Assemblywoman Sandy Galef and Senator Betty Little said support is growing for legislation they have sponsored that would limit the amount of residential property taxes an individual pays based on their annual income. The Fiscal Policy Institute and property tax reform advocacy groups joined the lawmakers at an Albany news conference today to advocate for the bill.
“Property taxes have been skyrocketing at alarming rates over the past few years,” said Galef. “This circuit breaker program correlates your income to your tax burden, instead of only reflecting your income like the current middle income rebate program does. The circuit breaker will help our residents meet their tax obligations and will establish greater equity for all taxpayers. This will help to keep New Yorkers in our state and attract new residents to New York”
“It is wrong that residents should be taxed out of their homes because their income has not kept pace with their property taxes,” said Little. “Our legislation would create a fairer system, providing immediate help targeted to those having the greatest difficulty paying their tax bills while work continues to find a long-term solution to the property tax problem.”
The legislation, A.1575A /S.1053A, would establish a cap on the maximum real property tax paid by New Yorkers who have a household adjusted gross income of $250,000 or less. Homeowners would receive an income tax credit equal to 70 percent of the taxes paid over an allowed percentage cap.
The property tax percentage cap would adjust from 6 to 8 percent, according to income. Those not filing a tax return or not owing income taxes would receive a rebate check.
To qualify, the taxpayer must have resided in the home for not less than five years. Taxpayers would continue to receive the Basic STAR exemption or the Enhanced STAR exemption for senior citizens.
Frank Mauro, Executive Director of the Fiscal Policy Institute said: “The Middle Class STAR rebate program is better targeted than the original STAR exemption program in that it takes income into consideration. But it is still not adequately targeted to be an effective and efficient property tax relief mechanism since it does not take the size of a homeowner’s property tax bill into consideration and it is still based on county and school district averages of important variables. A circuit breaker like the one proposed by Assemblywoman Sandy Galef and Senator Elizabeth Little (A.1575A/S.1053A) would address both of these shortcomings.”
According to the Fiscal Policy Institute, the mean benefit for upstate and downstate homeowners would be $1,135 and $2,397, respectively. Income qualification, as currently defined through the Middle-Income STAR Rebate program would be: (1) Upstate less than $90,000 at 6 percent cap; $90,000 to $150,000 at 7 percent cap and $150,000 to $250,000 at 8 percent cap; (2) Downstate suburbs and New York City: less than $120,000 at 6 percent cap, $120,000 to $175,000 at 7 percent cap and $175,000 to $250,000 at 8 percent cap.
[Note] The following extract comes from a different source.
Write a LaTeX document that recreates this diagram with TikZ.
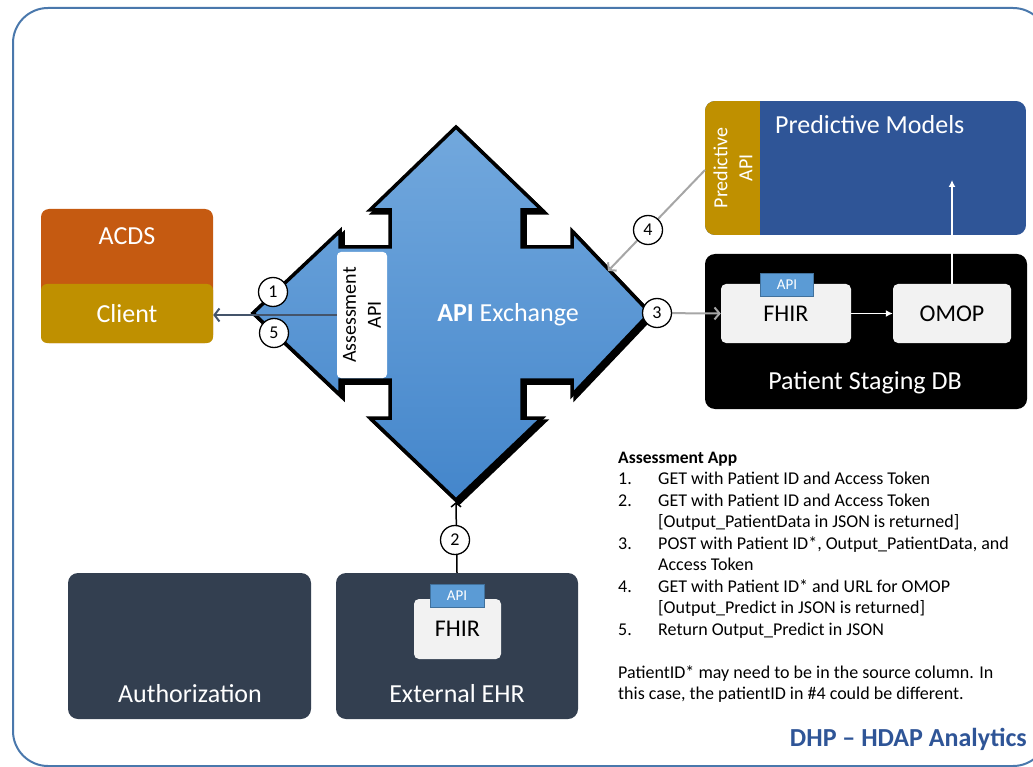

Downstate suburbs include Nassau, Suffolk, Rockland, Westchester, Putnam, Orange and Dutchess Counties.
John Whiteley, longtime property tax reform advocate from Ticonderoga and Legislative Liaison for the New York State Property Tax Reform Coalition, commented: "This bill is urgently needed to save thousands of lower and middle income New Yorkers from being forced from their homes. Shockingly, there are tens of thousands of New Yorkers who are paying from 6 percent to 20 percent and more of their household income in property tax just to stay in their homes.
"This bill will help them keep their homes and should be enacted immediately. We must then move on to fundamental change in the school funding system. New Yorkers should not have to choose between keeping their homes and providing quality education.
"We commend the bi-partisan cooperation involved in developing this outstanding bill."